The project’s fate, in 2011, was in question after the Austin Planning Commission voted 5-4 to protect a 70-year-old Pecan tree on site that had thrived while sprouting from asphalt. (The vote was a great showcase of the ideological and political forces at play in Austin. Former Planning Commission Chair Dave Sullivan also showcased why he had become such a well-respected arbitrator in Austin.)
What’s notable is that despite the handwringing in real estate and pundit groups regarding the issue, market forces (read: the high potential to make a buck) compelled the developers to forge ahead with a remarkably similar project to the one it pitched initially by moving the tree.

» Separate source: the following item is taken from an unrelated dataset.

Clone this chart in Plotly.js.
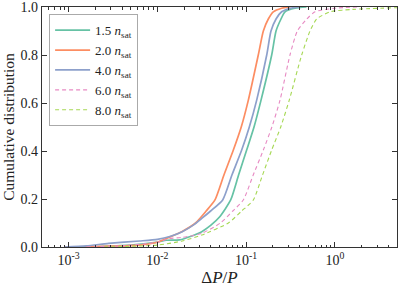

Wedged between the Spring Condos and the Monarch apartments, the initially proposed tower was an office-residential high rise reaching 400 feet high, and that matches the current project breaking ground now, which will have 36 stories with 359 luxury apartments, 42,000 square feet of office space and about 3,400 square feet of retail space.
YNN reports: Crews are going to put the tree somewhere on the east side of the property along Shoal Creek “but moving it will be an expensive, three-month process.”
Michael Lynd, a San Antonio developer who partnered with Endeavor on the project and secured financing told the San Antonio Business Journal the project will be “one of the finest luxury residential rental buildings in all of downtown Austin” and the paper reported the high-rise will have a rooftop garden/dog park on the 10th floor; a sky deck, club room and fitness facility on the 31st floor and a pool on the 36th floor.
So, regardless of what barriers must be overcome in Downtown Austin to develop – whether those barriers are for better or for worse – this project seemingly negates many arguments that Austin’s development policies are scarring away marquee projects. At the end of the day, that could provide the cover for policy makers to make more stringent policy, and enforce it.
As real estate sage Charles Heimsath – who must be the most quoted man in the American-Statesman’s history – told the paper: demand for apartments downtown is “extraordinary” with 97 percent occupied, fetching rents that are more than twice the city average.